The Frisby court noted that “[g]eneral marching through residential neighborhoods, or even walking a route in front of an entire block of houses, is not prohibited by [the Wisconsin] ordinance.”
“Accordingly, we construe the ban to be a limited one; only focused picketing taking place solely in front of a particular residence is prohibited,” Justice Sandra Day O’Connor wrote in Frisby. “We readily agree that the ordinance preserves ample alternative channels of communication.”
O’Connor next discussed the government’s interest in “the protection of residential privacy.”
“The State’s interest in protecting the well-being, tranquility, and privacy of the home is certainly of the highest order in a free and civilized society,” O’Connor noted while citing an earlier case.
“One important aspect of residential privacy is protection of the unwilling listener. Although in many locations, we expect individuals simply to avoid speech they do not want to hear,” O’Connor continued, “the home is different.”
“Instead, a special benefit of the privacy all citizens enjoy within their own walls, which the State may legislate to protect, is an ability to avoid intrusions,” the first female justice continued.
Because the picketing prohibited by the Brookfield ordinance is speech directed primarily at those who are presumptively unwilling to receive it, the State has a substantial and justifiable interest in banning it.

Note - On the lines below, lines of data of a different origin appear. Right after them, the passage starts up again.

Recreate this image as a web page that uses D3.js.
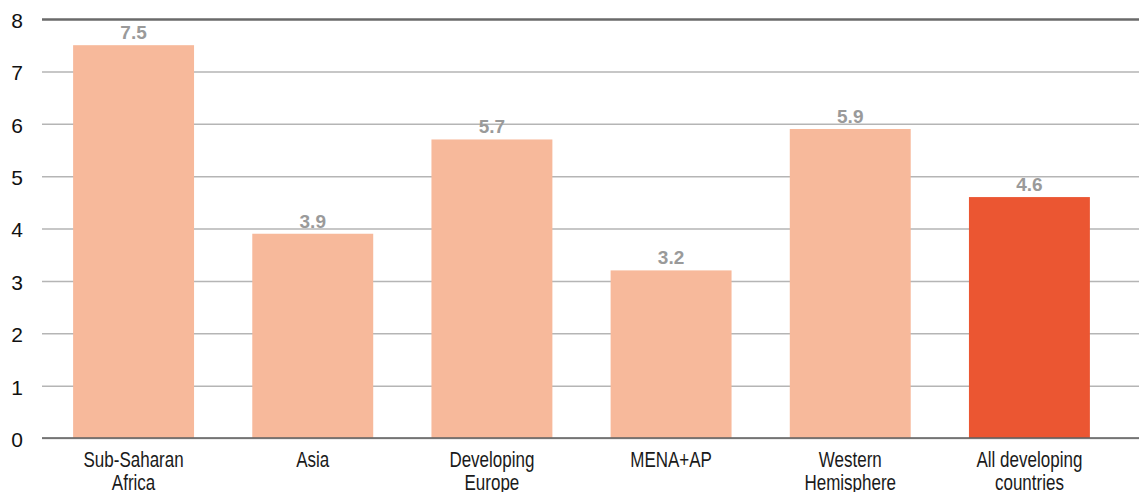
<!DOCTYPE html>
<html>
<head>
  <meta charset="utf-8">
  <title>Bar chart by region</title>
  <script src="https://cdn.jsdelivr.net/npm/d3@7"></script>
  <style>
    body { margin: 0; background: #fff; }
    svg { display: block; font-family: "Liberation Sans", Arial, Helvetica, sans-serif; }
  </style>
</head>
<body>
<script>
  // chart data
  var categories = ["Sub-Saharan Africa", "Asia", "Developing Europe", "MENA+AP", "Western Hemisphere", "All developing countries"];
  var values = [7.5, 3.9, 5.7, 3.2, 5.9, 4.6];
  var valueLabels = ["7.5", "3.9", "5.7", "3.2", "5.9", "4.6"];
  var yTicks = [0, 1, 2, 3, 4, 5, 6, 7, 8];
  var highlight = "All developing countries";

  // dimensions
  var width = 1139, height = 492;
  var gridLeft = 42;

  var svg = d3.select("body").append("svg")
    .attr("width", width)
    .attr("height", height);

  var x = d3.scaleBand()
    .domain(categories)
    .range([44, 1119])
    .paddingInner(0.325)
    .paddingOuter(0.1625);

  var y = d3.scaleLinear()
    .domain([0, 8])
    .range([438, 19]);

  // gridlines + y labels
  var yAxis = d3.axisLeft(y)
    .tickValues(yTicks)
    .tickSize(-(width - gridLeft))
    .tickPadding(19)
    .tickFormat(d3.format("d"));

  var gy = svg.append("g")
    .attr("transform", "translate(" + gridLeft + ",0)")
    .call(yAxis);

  gy.select(".domain").remove();
  gy.selectAll(".tick line")
    .attr("stroke", function(d) { return d === 8 ? "#6a6a6a" : "#b5b5b5"; })
    .attr("stroke-width", function(d) { return d === 8 ? 2.5 : 1.5; });
  gy.selectAll(".tick text")
    .attr("fill", "#111")
    .attr("dy", "0.4em")
    .style("font-size", "21px");

  var rows = categories.map(function(c, i) {
    return { cat: c, val: values[i], label: valueLabels[i] };
  });

  // bars
  svg.selectAll("rect.bar").data(rows).enter().append("rect")
    .attr("class", "bar")
    .attr("x", function(d) { return x(d.cat); })
    .attr("width", x.bandwidth())
    .attr("y", function(d) { return y(d.val); })
    .attr("height", function(d) { return y(0) - y(d.val); })
    .attr("fill", function(d) { return d.cat === highlight ? "#eb5632" : "#f7b99b"; });

  // baseline
  svg.append("line")
    .attr("x1", gridLeft).attr("x2", width)
    .attr("y1", y(0)).attr("y2", y(0))
    .attr("stroke", "#5f5f5f")
    .attr("stroke-width", 1.5);

  // value labels
  svg.selectAll("text.val").data(rows).enter().append("text")
    .attr("class", "val")
    .attr("text-anchor", "middle")
    .attr("x", function(d) { return x(d.cat) + x.bandwidth() / 2; })
    .attr("y", function(d) { return y(d.val) - 6; })
    .attr("fill", "#9a9a9a")
    .style("font-size", "19px")
    .style("font-weight", "bold")
    .text(function(d) { return d.label; });

  // category labels, wrapped into lines
  var lab = svg.selectAll("g.cat").data(categories).enter().append("g")
    .attr("class", "cat")
    .attr("transform", function(d) {
      return "translate(" + (x(d) + x.bandwidth() / 2) + ",466.5)";
    });

  lab.each(function(d) {
    var g = d3.select(this);
    var words = d.split(" ");
    var lines = [];
    var cur = [];
    var probe = g.append("text").style("font-size", "17px");
    words.forEach(function(w) {
      var test = cur.concat([w]).join(" ");
      probe.text(test);
      if (cur.length && probe.node().getComputedTextLength() > 120) {
        lines.push(cur.join(" "));
        cur = [w];
      } else {
        cur.push(w);
      }
    });
    lines.push(cur.join(" "));
    probe.remove();

    lines.forEach(function(l, i) {
      g.append("text")
        .attr("text-anchor", "middle")
        .attr("transform", "translate(0," + (i * 23) + ") scale(1,1.33)")
        .attr("fill", "#1a1a1a")
        .style("font-size", "17px")
        .text(l);
    });
  });
</script>
</body>
</html>
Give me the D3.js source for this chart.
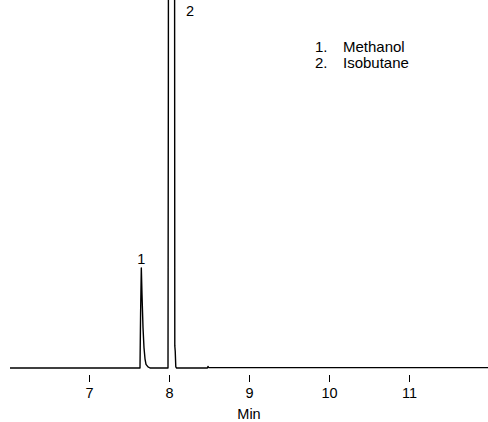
<!DOCTYPE html>
<html>
<head>
<meta charset="utf-8">
<script src="https://cdn.jsdelivr.net/npm/d3@7"></script>
<style>
  html, body { margin: 0; padding: 0; background: #fff; }
  svg { display: block; }
  text { font-family: "Liberation Sans", Arial, sans-serif; fill: #000; }
</style>
</head>
<body>
<svg id="chart" width="488" height="422"></svg>
<script>
// Retention time (min) and detector signal (arbitrary units)
const times   = [6.0125, 7.6375, 7.645, 7.654, 7.6625, 7.675, 7.6875, 7.70, 7.7125, 7.7375, 7.7625,
                 7.9875, 7.992, 7.997, 8.002, 8.065, 8.0725, 8.078, 8.085, 8.095,
                 8.48, 8.487, 8.494, 8.50, 11.99];
const signal  = [0, 0, 150, 272, 200, 110, 55, 25, 10, 3, 0,
                 0, 780, 3000, 3000, 3000, 60, 45, 3, 0,
                 0, 4, 2, 1, 1];
const xTicks  = [7, 8, 9, 10, 11];
const peakLabels = [{t: 7.654, v: 272, label: "1"}, {t: 8.10, v: 960, label: "2"}];
const legendItems = ["1.", "2."];
const legendNames = ["Methanol", "Isobutane"];
const xTitle = "Min";

const svg = d3.select("#chart");
const x = d3.scaleLinear().domain([6, 12]).range([9, 489]);
const y = d3.scaleLinear().domain([0, 1000]).range([368, 0]);

svg.append("clipPath").attr("id", "clip")
  .append("rect").attr("x", 0).attr("y", 0).attr("width", 488).attr("height", 380);

const data = times.map((t, i) => ({t, v: signal[i]}));
svg.append("path")
  .datum(data)
  .attr("clip-path", "url(#clip)")
  .attr("fill", "none")
  .attr("stroke", "#000")
  .attr("stroke-width", 1.4)
  .attr("stroke-linejoin", "round")
  .attr("d", d3.line().x(d => x(d.t)).y(d => y(d.v)));

// axis (tick marks + labels only)
const ax = svg.append("g").attr("transform", "translate(0,375)")
  .call(d3.axisBottom(x).tickValues(xTicks).tickSize(7).tickPadding(6).tickFormat(d3.format("d")));
ax.select(".domain").remove();
ax.selectAll(".tick line").attr("stroke", "#000").attr("stroke-width", 1);
ax.selectAll(".tick text").attr("font-size", 14.5).attr("font-family", "Liberation Sans, Arial, sans-serif");

svg.append("text").attr("x", x(9)).attr("y", 419).attr("text-anchor", "middle")
  .attr("font-size", 14.5).text(xTitle);

// peak labels
svg.append("text").attr("x", x(peakLabels[0].t)).attr("y", 264).attr("text-anchor", "middle")
  .attr("font-size", 14.5).text(peakLabels[0].label);
svg.append("text").attr("x", 190).attr("y", 16).attr("text-anchor", "middle")
  .attr("font-size", 14.5).text(peakLabels[1].label);

// legend
const lg = svg.append("g");
legendItems.forEach((n, i) => {
  lg.append("text").attr("x", 315).attr("y", 51.5 + i * 16).attr("font-size", 15).text(n);
  lg.append("text").attr("x", 343).attr("y", 51.5 + i * 16).attr("font-size", 15).text(legendNames[i]);
});
</script>
</body>
</html>
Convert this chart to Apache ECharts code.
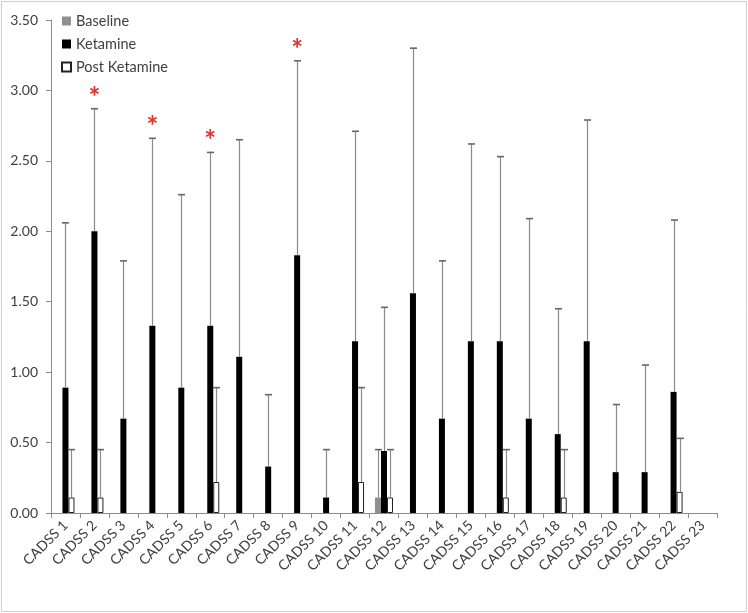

The nature and scope of this interest make the ban narrowly tailored. The ordinance also leaves open ample alternative channels of communication and is content neutral.
When synthesized into a relevant constitutional standard, the available case law suggests that picketing in a particular person’s generalized neighborhood or on sidewalks adjacent to court facilities cannot be generally prosecuted because such activity is protected under the First Amendment. However, Cox adds a significant wrinkle to the mix because it addresses a mix of conduct and content that is specifically aimed at judicial decisions — and the courts have heretofore looked favorably upon laws which protect the judiciary from the latter when it occurs on the doorsteps of their workplaces, at least.